No apagar das luzes de 2024, em 30 de dezembro, a justiça argentina emitiu condenação de um ativista popular por ele ter denunciado o genocídio continuado cometido por “israel” contra o povo palestino há quase 80 anos.
Alejandro Bodart, ex-legislador e dirigente do Movimento Socialista dos Trabalhadores (MST), foi condenado pela Justiça de Buenos Aires a seis meses de prisão em regime suspenso. A decisão, proferida pela Sala III da Câmara Penal, Penal Juvenil, Contravencional e de Faltas, reverteu absolvições anteriores e decorreu de publicações feitas por Bodart em 2022, nas quais ele qualificou “israel” como um “Estado racista e genocida” e defendeu a causa palestina com a expressão “do rio ao mar”.
A denúncia foi apresentada pela Delegação de Associações Israelitas Argentinas (DAIA), que acusou Bodart de violar a lei antidiscriminatória nº 23.592. Os juízes Jorge Franza e Ignacio Mahiques votaram pela condenação, argumentando que as declarações de Bodart deslegitimam a existência de “israel” e incitam à violência, enquanto a juíza Patricia Larroca votou pela absolvição. Em resposta, Bodart anunciou que recorrerá da decisão em todas as instâncias judiciais disponíveis, até chegar à Suprema Corte de Justiça da Nação.
Não se tem notícia de alguém condenado por supostamente deslegitimar a existência dos Estados Unidos, que, como “israel”, comete atrocidades há décadas mundo afora, incluindo limpezas étnicas — como a morte de mais de 300 mil japoneses pelas bombas atômicas em Hiroshima e Nagazaki. Ou a África do Sul do Apartheid, um regime racista que massacrava negros por serem considerados seres inferiores. Ou mesmo, tão em voga nos últimos anos, por se acusar a Venezuela de ser um regime “genocida” e todos os tipos de absurdos – neste caso, até mesmo as autoridades argentinas, com muito prazer, emitem declarações.

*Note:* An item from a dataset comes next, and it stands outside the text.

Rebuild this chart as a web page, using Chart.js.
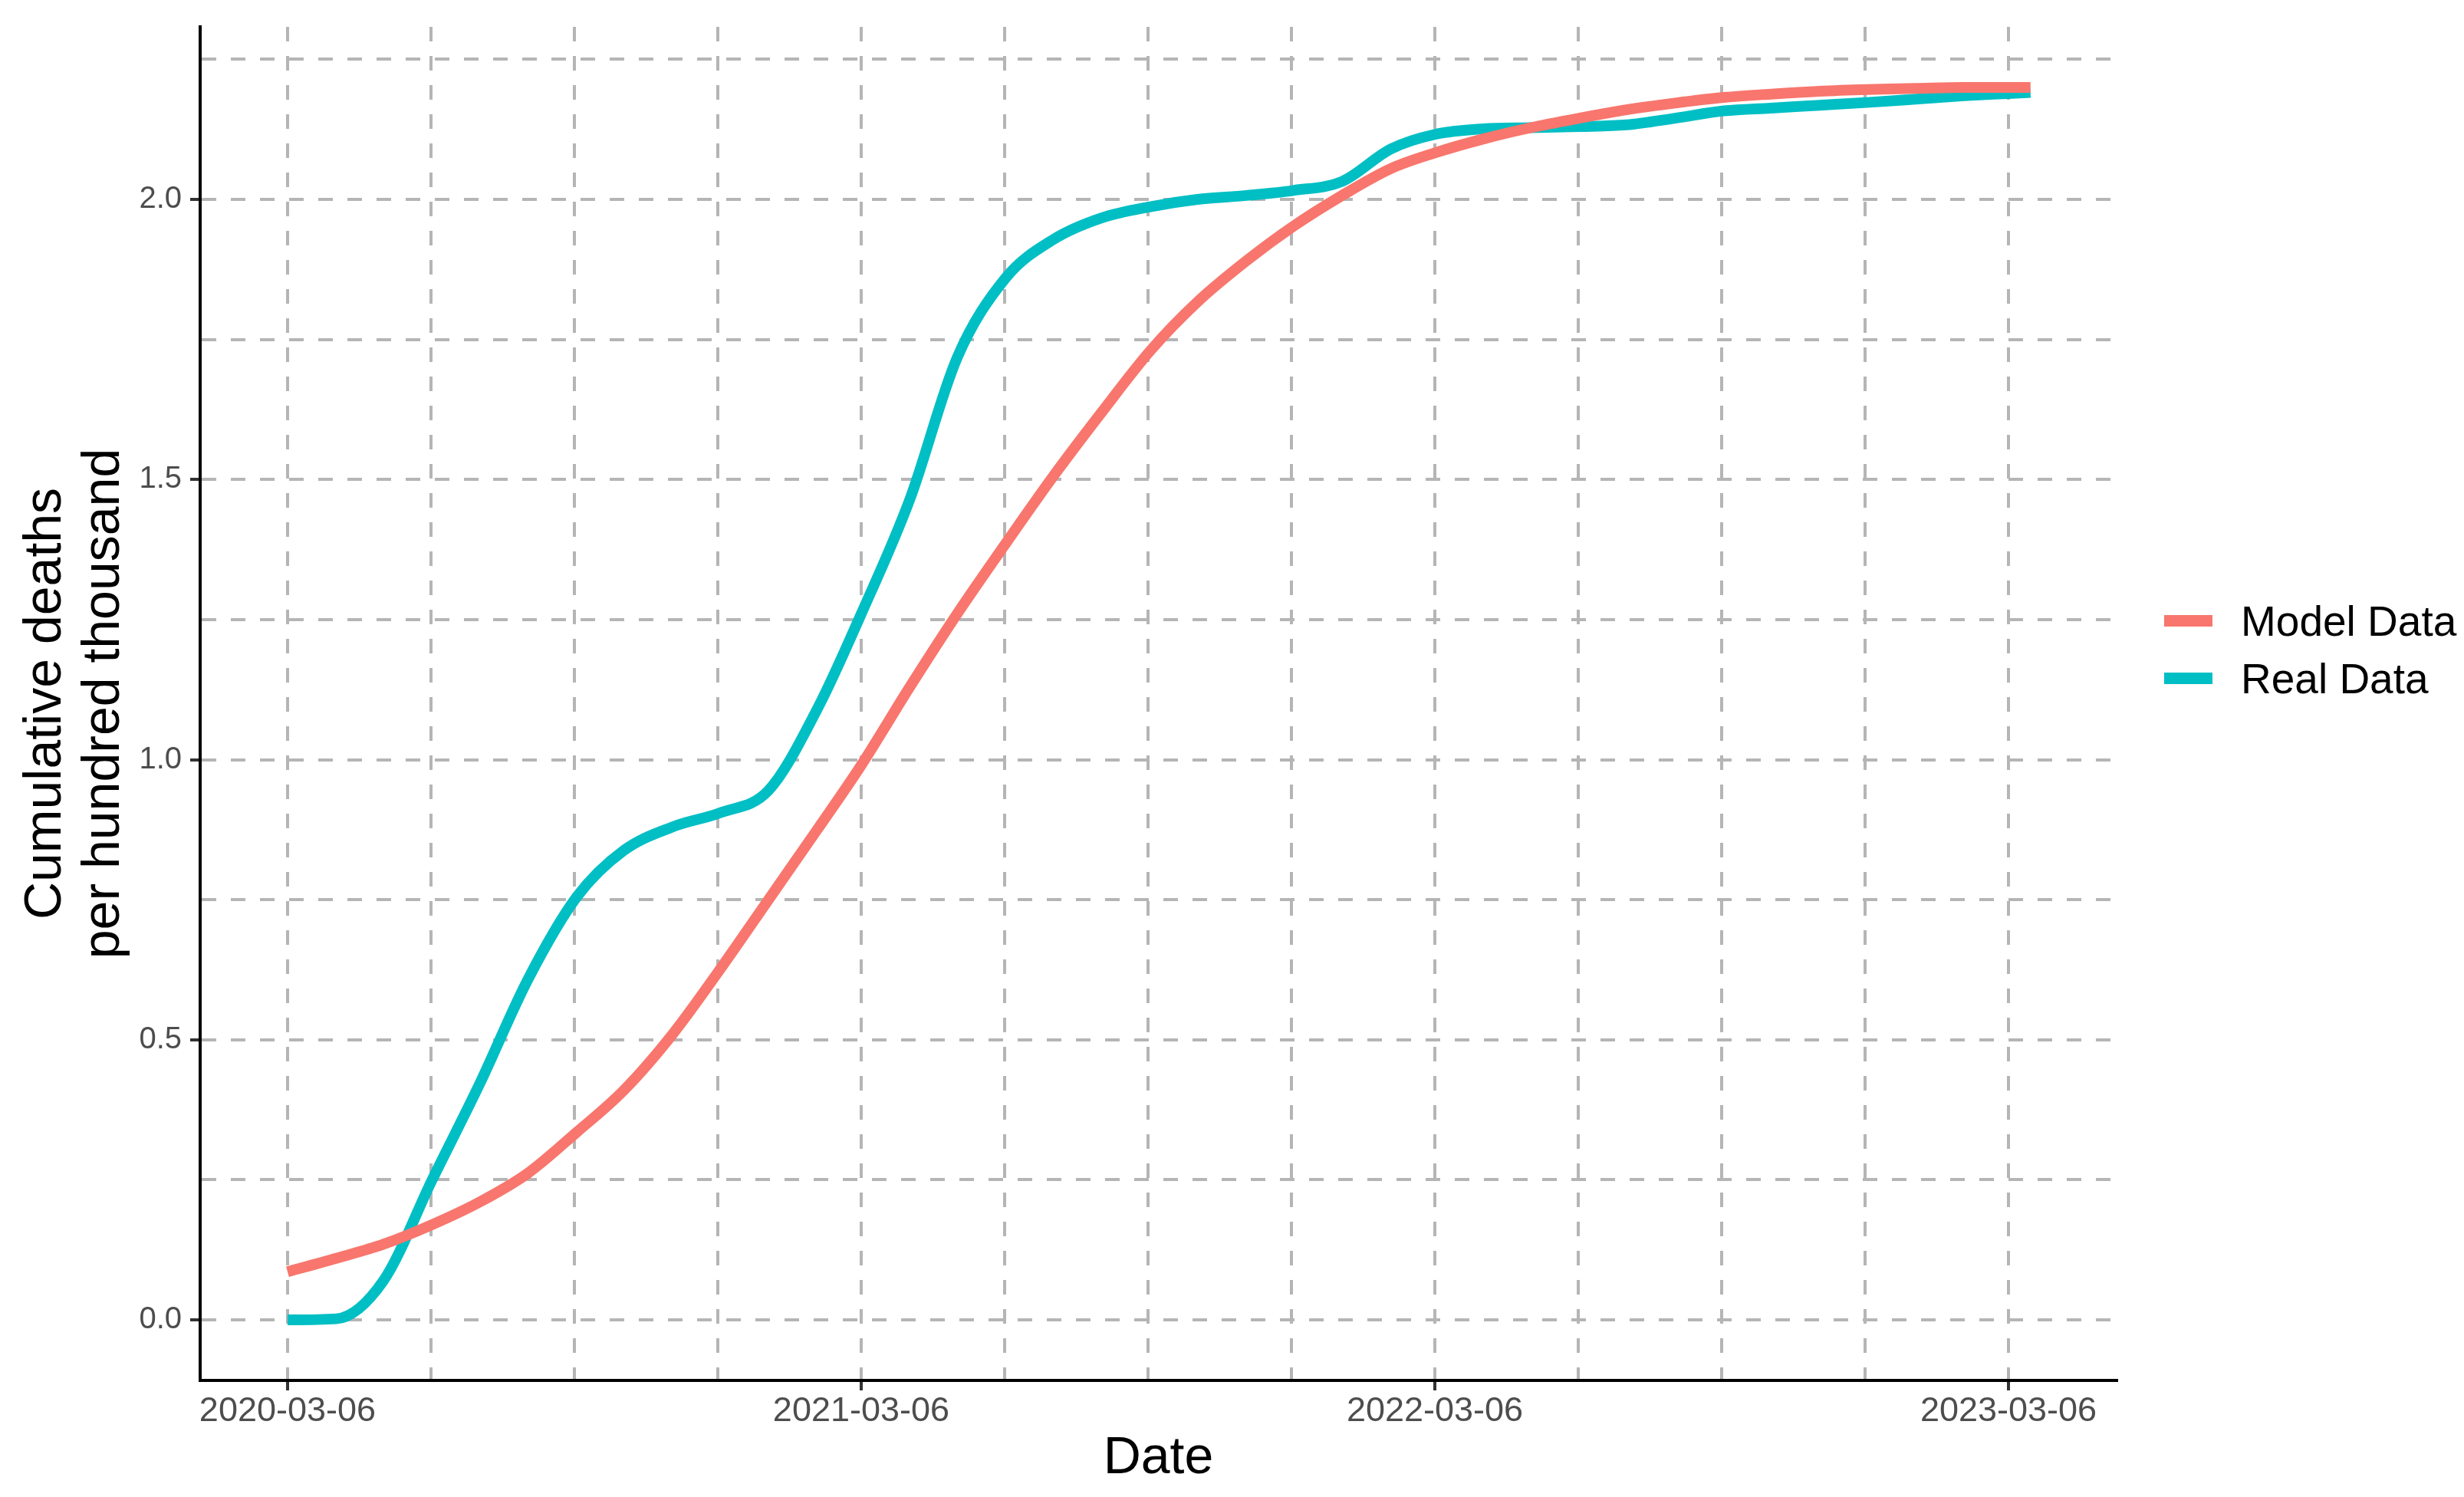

Mas “israel” matou mais de 45.000 palestinos em um ano e três meses, sendo quase 18.000 crianças e mais de 12.000 mulheres. Deixou mais de 11.000 desaparecidos, a maioria sob os escombros – que podem ser somados às mortes confirmadas, pela impossibilidade da maioria deles ser resgatada com vida. “israel” reduziu em 6% a população da Faixa de Gaza, obrigando ainda mais de 100.000 pessoas a fugirem da região para não serem exterminadas. Trata-se de um caso clássico e evidente de limpeza étnica, isto é, de genocídio. As palavras de Bodart não são nada mais do que uma constatação da realidade.
Percebe-se que o lobby sionista não tem grande força apenas no Brasil. A Argentina, atualmente, é governada por Javier Milei, um preposto do imperialismo estadunidense que, como tal, também é porta-voz do sionismo. Foi para a Argentina que teria fugido Yuval Vagdani, soldado “israelense” acusado de cometer crimes de guerra em Gaza que estava a turismo no Brasil e foi procurado pela justiça brasileira.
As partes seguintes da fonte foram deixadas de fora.